The first section, explores the traditional opinion that the Ancient Greeks lived lives of modest restraint and self-discipline and their derision of the ‘barbarians” lives of excess is a not uncommon attitude from a conquering army. This came about in part through the story of an occasion when the Greek army defeated a Persian king and were stunned at the display of luxury within the royal tent.

Traditional opinions have been drawn mainly from surviving Greek texts: including the historian, Herodotus (484-425BC), whose published his history of the Persian Wars around 425BC, some 24 years after they ended. Born into a wealthy merchant family in Halicarnassus, later part of the Persian empire and ruled by a tyrant, it’s hard to believe that his account was unbiased; and playwright, Aristophanes (446-386BC), whose popular comedic works often evoke a Monty Python sketch.

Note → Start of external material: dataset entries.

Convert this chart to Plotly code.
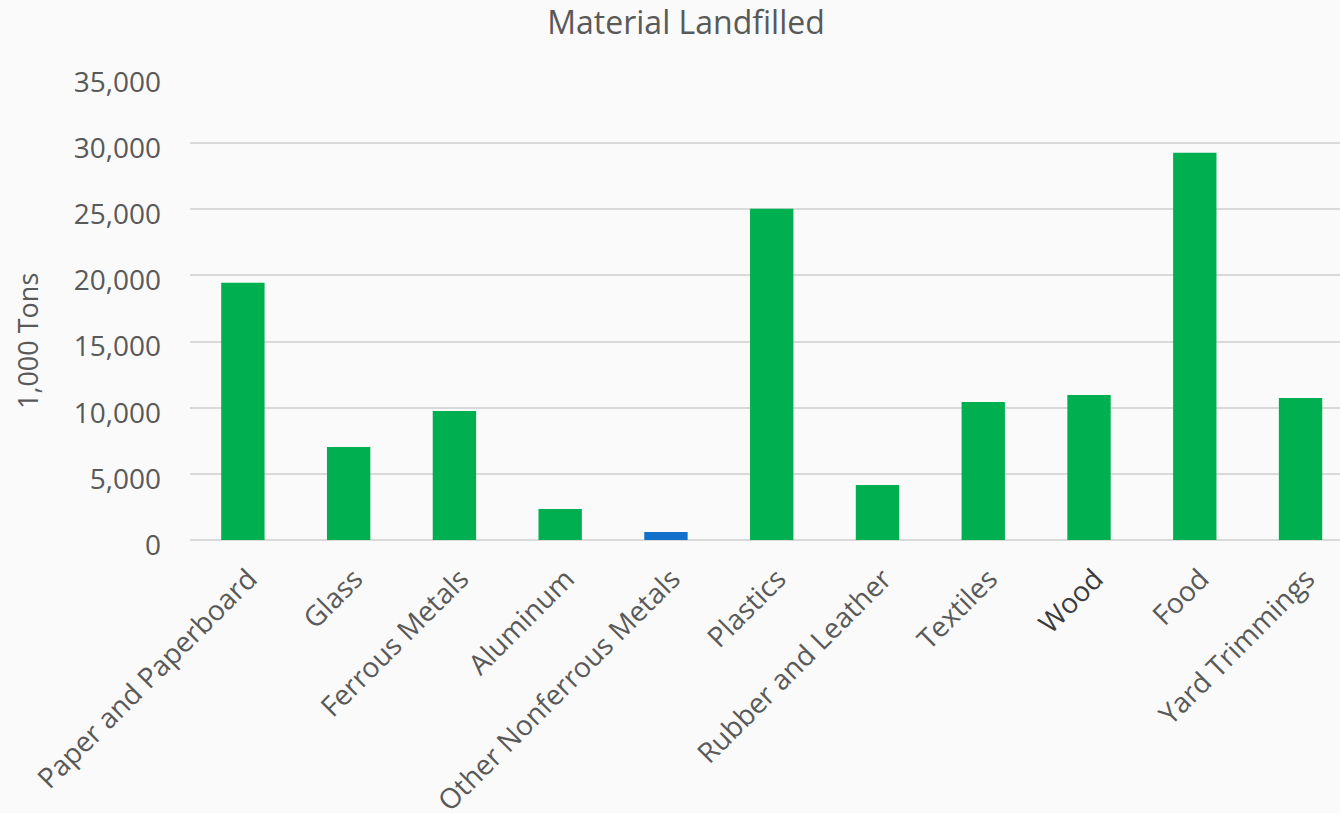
import plotly.graph_objects as go

categories = ["Paper and Paperboard", "Glass", "Ferrous Metals", "Aluminum",
              "Other Nonferrous Metals", "Plastics", "Rubber and Leather",
              "Textiles", "Wood", "Food", "Yard Trimmings"]
tons = [19440, 7030, 9760, 2340, 610, 25040, 4160, 10440, 10970, 29270, 10740]
bar_colors = ["#00B050", "#00B050", "#00B050", "#00B050", "#1170CC", "#00B050",
              "#00B050", "#00B050", "#00B050", "#00B050", "#00B050"]
tick_labels = ["Paper and Paperboard", "Glass", "Ferrous Metals", "Aluminum",
               "Other Nonferrous Metals", "Plastics", "Rubber and Leather",
               "Textiles", "<span style='color:#3c3c3c'>Wood</span>", "Food", "Yard Trimmings"]
y_ticks = [0, 5000, 10000, 15000, 20000, 25000, 30000, 35000]

FONT = "Open Sans"
TXT = "#595959"

fig = go.Figure(go.Bar(
    x=list(range(len(categories))),
    y=tons,
    marker=dict(color=bar_colors, line=dict(width=0)),
    hovertext=categories,
))

fig.update_layout(
    width=1340, height=813,
    paper_bgcolor="#FAFAFA", plot_bgcolor="#FAFAFA",
    margin=dict(l=190, r=0, t=77, b=273, autoexpand=False),
    bargap=0.59,
    showlegend=False,
    font=dict(family=FONT, color=TXT, size=28),
    title=dict(text="Material Landfilled", x=686/1340, xanchor="center",
               y=1 - 23/813, yanchor="middle", yref="container",
               font=dict(family=FONT, size=32, color=TXT)),
    xaxis=dict(
        range=[-0.5, 10.373],
        tickmode="array",
        tickvals=list(range(len(categories))),
        ticktext=tick_labels,
        tickangle=-45,
        tickfont=dict(family=FONT, size=28, color=TXT),
        showgrid=False,
        showline=False,
        zeroline=False,
        ticks="",
        automargin=False,
        ticklabelstandoff=16,
        ticklabelshift=6,
    ),
    yaxis=dict(
        range=[0, 35000],
        tickmode="array",
        tickvals=y_ticks,
        tickformat=",d",
        tickfont=dict(family=FONT, size=28, color=TXT),
        showgrid=True, gridcolor="#D9D9D9", gridwidth=2,
        zeroline=True, zerolinecolor="#D9D9D9", zerolinewidth=2,
        showline=False, ticks="",
        automargin=False,
        ticklabelstandoff=28,
        ticklabelshift=5,
    ),
    annotations=[dict(
        text="1,000 Tons", textangle=-90,
        xref="paper", yref="paper",
        x=(27 - 190) / 1150, y=(540 - 341) / 463,
        xanchor="center", yanchor="middle", showarrow=False,
        font=dict(family=FONT, size=27, color=TXT),
    )],
)

fig.write_html("out.html")
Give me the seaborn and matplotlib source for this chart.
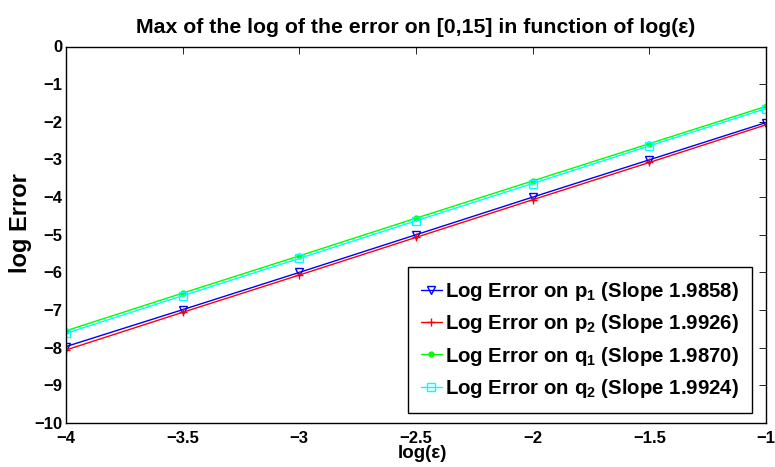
import matplotlib
matplotlib.use("Agg")
import matplotlib.pyplot as plt
import seaborn as sns
import pandas as pd

x_vals = [-4.0, -3.5, -3.0, -2.5, -2.0, -1.5, -1.0]
p1 = [-7.97, -6.99, -6.00, -5.00, -4.00, -3.01, -2.02]
p2 = [-8.06, -7.06, -6.07, -5.07, -4.07, -3.08, -2.08]
q1 = [-7.55, -6.55, -5.56, -4.56, -3.57, -2.58, -1.59]
q2 = [-7.62, -6.62, -5.63, -4.63, -3.64, -2.64, -1.65]
labels = ["Log Error on p$_1$ (Slope 1.9858)",
          "Log Error on p$_2$ (Slope 1.9926)",
          "Log Error on q$_1$ (Slope 1.9870)",
          "Log Error on q$_2$ (Slope 1.9924)"]
colors = ["#0000ff", "#ff0000", "#00ff00", "#00ffff"]
markers = ["v", "+", "o", "s"]
x_ticks = [-4, -3.5, -3, -2.5, -2, -1.5, -1]
y_ticks = list(range(-10, 1))

sns.set_theme(style="white")
plt.rcParams["font.family"] = ["Liberation Sans", "DejaVu Sans"]
plt.rcParams["font.weight"] = "bold"
plt.rcParams["text.color"] = "black"
plt.rcParams["axes.labelcolor"] = "black"
plt.rcParams["xtick.color"] = "black"
plt.rcParams["ytick.color"] = "black"
plt.rcParams["mathtext.fontset"] = "custom"
plt.rcParams["mathtext.rm"] = "Liberation Sans:bold"
plt.rcParams["mathtext.it"] = "Liberation Sans:bold"
plt.rcParams["mathtext.bf"] = "Liberation Sans:bold"
plt.rcParams["mathtext.default"] = "rm"

rows = []
for lab, ys in zip(labels, [p1, p2, q1, q2]):
    for xv, yv in zip(x_vals, ys):
        rows.append({"x": xv, "y": yv, "series": lab})
df = pd.DataFrame(rows)

fig = plt.figure(figsize=(7.75, 4.67), dpi=100)
ax = fig.add_axes([66 / 775, 1 - 423 / 467, 700 / 775, 376.5 / 467])

for lab, c, m in zip(labels, colors, markers):
    sub = df[df["series"] == lab]
    kw = dict(marker=m, markersize=5.5, markeredgecolor=c, markeredgewidth=1)
    if m in ("v", "s"):
        kw["markerfacecolor"] = "none"
    else:
        kw["markerfacecolor"] = c
    if m == "o":
        kw["markersize"] = 3.5
    sns.lineplot(data=sub, x="x", y="y", ax=ax, color=c, linewidth=1,
                 label=lab, **kw)

ax.set_xlim(-4, -1)
ax.set_ylim(-10, 0)
ax.set_xticks(x_ticks)
ax.set_yticks(y_ticks)
ax.set_xticklabels([f"{t:g}".replace("-", "\u2212") for t in x_ticks])
ax.set_yticklabels([f"{t:g}".replace("-", "\u2212") for t in y_ticks])
ax.tick_params(direction="in", length=5, width=0.6, top=True, right=True,
               labelsize=12)
ax.tick_params(axis="x", pad=5.5)
ax.tick_params(axis="y", pad=2.5)
for lbl in ax.get_xticklabels() + ax.get_yticklabels():
    lbl.set_fontweight("bold")
for s in ax.spines.values():
    s.set_visible(True)
    s.set_color("black")
    s.set_linewidth(1)
ax.set_xlabel("log(ε)", fontsize=13.5, fontweight="bold", labelpad=1)
ax.xaxis.set_label_coords((422 - 66) / 700, -0.058)
ax.set_ylabel("log Error", fontsize=17, fontweight="bold")
ax.yaxis.set_label_coords(-0.048, 0.531)
ax.set_title("Max of the log of the error on [0,15] in function of log(ε)",
             fontsize=15.3, fontweight="bold", pad=10)
leg = ax.legend(loc="lower left", bbox_to_anchor=((408 - 66) / 700, 10 / 376.5),
                borderaxespad=0, fontsize=14.7, frameon=True, fancybox=False,
                edgecolor="black", framealpha=1, handlelength=1.0,
                handletextpad=0.15, borderpad=0.65, labelspacing=0.45)
leg.get_frame().set_linewidth(1)
for t in leg.get_texts():
    t.set_fontweight("bold")

fig.savefig("out.png", dpi=100)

Treasure there was in plenty – tents full of gold and silver furniture… bowls, goblets, and cups, all made of gold‘. A ‘golden crown’ featuring 15 acorns, as well as two cicadas and a bee hidden in the foliage. The slightest movement near the glass case makes the leaves shimmer. L and centre: a photograph taken at the exhibition, with filters added to illustrate the dazzle. R: the official photograph of the Hellenistic circl. Courtesy the British Musuem. [Click image to enlarge].

The second and third sections are concerned with the proposal that the Persian individual lifestyle of opulence was gradually adopted and reinvented by successive rulers as a means of displaying civic status, rather than personal. Highlighted are similarities in terms of design, purpose, materials used etc. between a select collection of Persian artefacts; glass, jewellery, clothing, and pottery, and those of subequent periods.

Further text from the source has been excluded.